Seventies TV icon Lee Majors – hilariously identified in the press notes as “an actor of international importance,” though he hasn’t made so much as a cameo in a major-studio feature in 13 years – stars as mogul John Majors, who buys a bohemian Alaska ski resort called Bull Mountain with the intention of catering to the latte-loving Aspen crowd.

That won’t be easy, considering his rowdy local staff is more interested in chasing women and partying at the local bar, which Majors – ne Mankiewicz (in the movie)- rechristens the Power Room.

This raffish bunch wants to carry on in the iconoclastic traditional of Bull Mountain’s eccentric founder, Ted Muntz (the final performance of the late Lewis Arquette, whose character dies before the opening credits are over – but is represented throughout by a statue of him dropping trou).

Rick (Jason London), a townie hired as the resort’s new manager, learns Majors’ French daughter, Anna (Caroline Dhavernas, who drops the accent after her first scene), is the woman he had a fling with at a Mexican resort.

“Of all the bars in all the resorts in Alaska, she had to walk into mine,” he complains. Plus, she’s got a fiancé in a wheelchair and a Swedish stepsister (Victoria Silvstedt) who likes to take her clothes off.

Just how much sexual suggestiveness is the MPAA ratings board allowing into PG-13 movies these days?
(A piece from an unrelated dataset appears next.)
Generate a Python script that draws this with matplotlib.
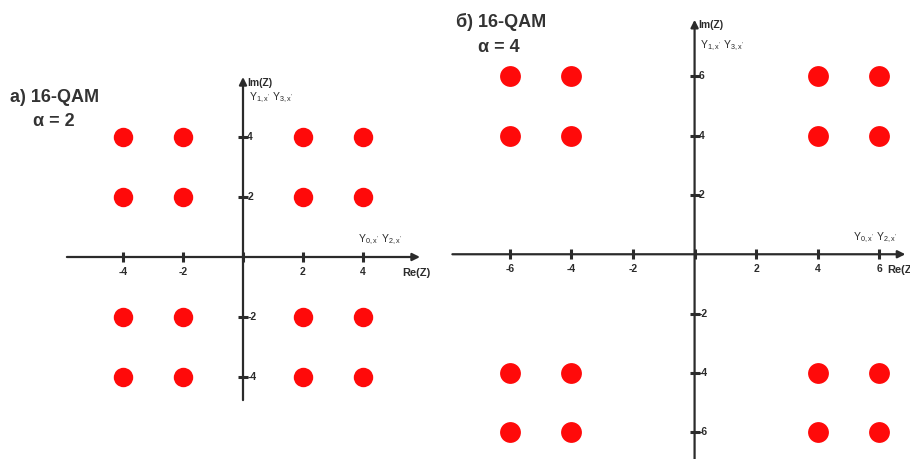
import matplotlib.pyplot as plt

plt.rcParams['font.family'] = ['Liberation Sans', 'DejaVu Sans']

# constellation levels (Re and Im) per panel
levels_a = [-4, -2, 2, 4]
levels_b = [-6, -4, 4, 6]
ticks_a = [-4, -2, 2, 4]
ticks_b = [-6, -4, -2, 2, 4, 6]

W, H = 910, 459
AXIS_COLOR = '#2b2b2b'
DOT_COLOR = '#ff0a0a'


def px_axes(fig, x0, y0, x1, y1):
    """Axes spanning pixel box (x0, y0)-(x1, y1), y measured from the top."""
    return fig.add_axes([x0 / W, 1 - y1 / H, (x1 - x0) / W, (y1 - y0) / H])


def draw_panel(ax, levels, ticks, xr, yr, ms, im_off, re_off):
    ax.set_xlim(*xr[:2])
    ax.set_ylim(*yr[:2])
    ax.axis('off')

    # axes with arrow heads
    arrow = dict(arrowstyle='-|>', color=AXIS_COLOR, lw=1.6,
                 mutation_scale=11, shrinkA=0, shrinkB=0)
    ax.annotate('', xy=(xr[3], 0), xytext=(xr[2], 0), arrowprops=arrow)
    ax.annotate('', xy=(0, yr[3]), xytext=(0, yr[2]), arrowprops=arrow)

    # tick marks
    ax.plot(ticks + [0], [0] * (len(ticks) + 1), ls='none', marker='|',
            ms=7, mew=2.2, color=AXIS_COLOR)
    ax.plot([0] * len(ticks), ticks, ls='none', marker='_',
            ms=7, mew=2.2, color=AXIS_COLOR)

    for t in ticks:
        ax.annotate(f'{t}', (t, 0), xytext=(0, -7), textcoords='offset points',
                    ha='center', va='top', fontsize=7.5, fontweight='bold',
                    color=AXIS_COLOR)
        ax.annotate(f'{t}', (0, t), xytext=(3, 0), textcoords='offset points',
                    ha='left', va='center', fontsize=7.5, fontweight='bold',
                    color=AXIS_COLOR)

    # constellation dots
    for re in levels:
        for im in levels:
            ax.plot(re, im, 'o', ms=ms, color=DOT_COLOR, mec='none')

    # axis annotations
    ax.annotate('Im(Z)', (0, yr[3]), xytext=(3, -4), textcoords='offset points',
                ha='left', va='center', fontsize=7.5, fontweight='bold',
                color=AXIS_COLOR)
    ax.annotate(r"$\mathregular{Y_{1,x'}\ Y_{3,x'}}$", (0, yr[3]),
                xytext=(4, im_off), textcoords='offset points', ha='left',
                va='center', fontsize=7.5, color=AXIS_COLOR)
    ax.annotate(r"$\mathregular{Y_{0,x'}\ Y_{2,x'}}$", (xr[3], 0),
                xytext=(re_off, 7), textcoords='offset points', ha='right',
                va='bottom', fontsize=7.5, color=AXIS_COLOR)
    ax.annotate('Re(Z)', (xr[3], 0), xytext=(-13, -8), textcoords='offset points',
                ha='left', va='top', fontsize=8, fontweight='bold',
                color=AXIS_COLOR)


fig = plt.figure(figsize=(W / 100, H / 100), dpi=100)

# left panel: origin (243, 257) px, 30 px per unit
ax_a = px_axes(fig, 63, 62, 438, 422)
draw_panel(ax_a, levels_a, ticks_a, xr=(-6.0, 6.5, -5.87, 5.9),
           yr=(-5.5, 6.5, -4.77, 6.0), ms=14, im_off=-15, re_off=-13)

# right panel: origin (695, 254) px, ~30.7 x 29.7 px per unit
ax_b = px_axes(fig, 449, 2, 910, 462)
draw_panel(ax_b, levels_b, ticks_b, xr=(-7.98, 7.0, -7.87, 6.85),
           yr=(-7.0, 8.5, -6.95, 7.9), ms=15, im_off=-19, re_off=-6)

title_kw = dict(fontsize=13, fontweight='bold', color='#333333',
                va='center', ha='left')
fig.text(10 / W, 1 - 97 / H, 'a) 16-QAM', **title_kw)
fig.text(33 / W, 1 - 121 / H, 'α = 2', **title_kw)
fig.text(456 / W, 1 - 22 / H, 'б) 16-QAM', **title_kw)
fig.text(478 / W, 1 - 47 / H, 'α = 4', **title_kw)

fig.savefig('out.png', dpi=100)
A bearded swain (Zach Galifianakis) gets pleasured by both a polar bear and the water jets of a particularly aggressive hot tub.

A fantasy sequence of topless models in a ski gondola is another selling point.

“Out Cold,” directed by brothers Brendan and Emmett Malloy from a script credited to Jon Zack, also boasts nice British Columbian scenery, OK performances – and the funniest (as well as most representative) line I’ve heard in a movie so far this year.

“We have a saying around here,” one character says. “No brains, no headache.”